Blogger Mark Perkins said...

I just recently watched all of the writer's-strike-shortened season 1. It was very good, and I definitely want to watch more (though that will probably have to wait till Christmas break). But it was not great and suffered from some serious shortcomings, I thought.

But. From what I understand, it makes a giant leap in season 2.

September 21, 2011 at 2:53 AM 
Blogger Daniel Silliman said...

It's a great show, and I like it a lot, tho. you're wrong about it being better than The Wire.

Chuck Klosterman agrees with you, but he's wrong too.

BUT, the more interesting thing about the show is the moral order of its universe.

See: Pinkman's speach last week about consequences, where he says somethjing like "if you can just do stuff and nothing happens, what does it all mean?"

That's the biggest difference with Mad Men, Sapronos, The Wire, etc., where it's never clear that anyone gets their due, and "what it means" is either "nothing," or, "the world is fucked up."

The heroes of this are still anti-heroes, but bad stuff happens to bad people.

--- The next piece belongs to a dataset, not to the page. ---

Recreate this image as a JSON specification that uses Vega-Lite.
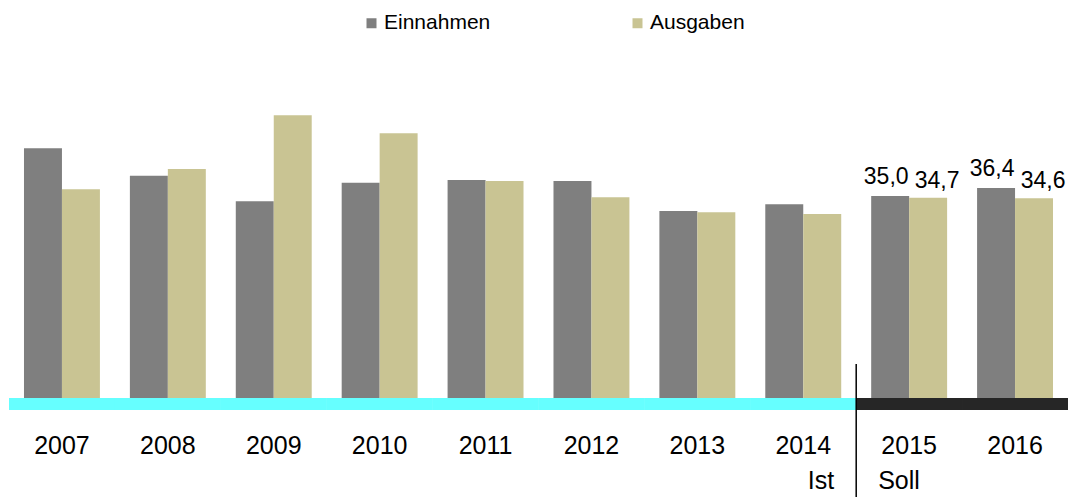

September 21, 2011 at 4:36 AM 
Blogger Chase Purdy said...

I'm about to start Breaking Bad, actually, as soon as I finish up Louie C.K.. There was a great interview with one of the actors on Fresh Air yesterday that basically sealed the deal (and I love Terry Gross).

At any rate. We'll see. I'm interested to compare the two in more ways than plot.

September 21, 2011 at 9:14 AM 
Blogger JHitts said...

I think there's something to be said for being hooked on a show as it's coming out. I know LOST did the same for many people. I haven't watched it yet... I may get around to it one of these days, but I doubt it will be the same as those who watched the show and talked about it amongst themselves as it was happening; those who had no idea what was going on.

When you get behind on a show, or start watching an older show that others have recommended to you, sometimes it's hard to get into it so much. Mostly because you just want to hurry up and watch the whole thing so you'll have something to talk about with the people who recommended it to you. For instance, a few weeks ago I accidentally gave something away to Chase about Mad Men. Not a major plot point, but something sort of important. I felt really bad.

When everyone is watching a new show together there's no risk of playing "spoiler" to the uninitiated, so everything is fresh.

What this all really boils down to is, I might not feel like Breaking Bad is better than The Wire when the show finally ends, but I certainly feel that way right now, as I am in the moment.

September 21, 2011 at 8:30 PM 
Blogger JHitts said...

Also, here's that Chuck Klosterman piece Dan was referring to. I agreed with him at the time, but on re-reading it I think I agree with him for different reasons than he gives.

http://www.grantland.com/story/_/id/6763000/bad-decisions

September 21, 2011 at 8:31 PM 
Blogger Daniel Silliman said...

I agree with the in-the-moment thing. I felt that way about Mad Men.

September 22, 2011 at 4:56 AM 
Blogger Mark Perkins said...

Same for me with LOST. In hindsight it's not that good of a show, but at the time--especially freshman year watching season 2 on a weekly basis--it was fantastic.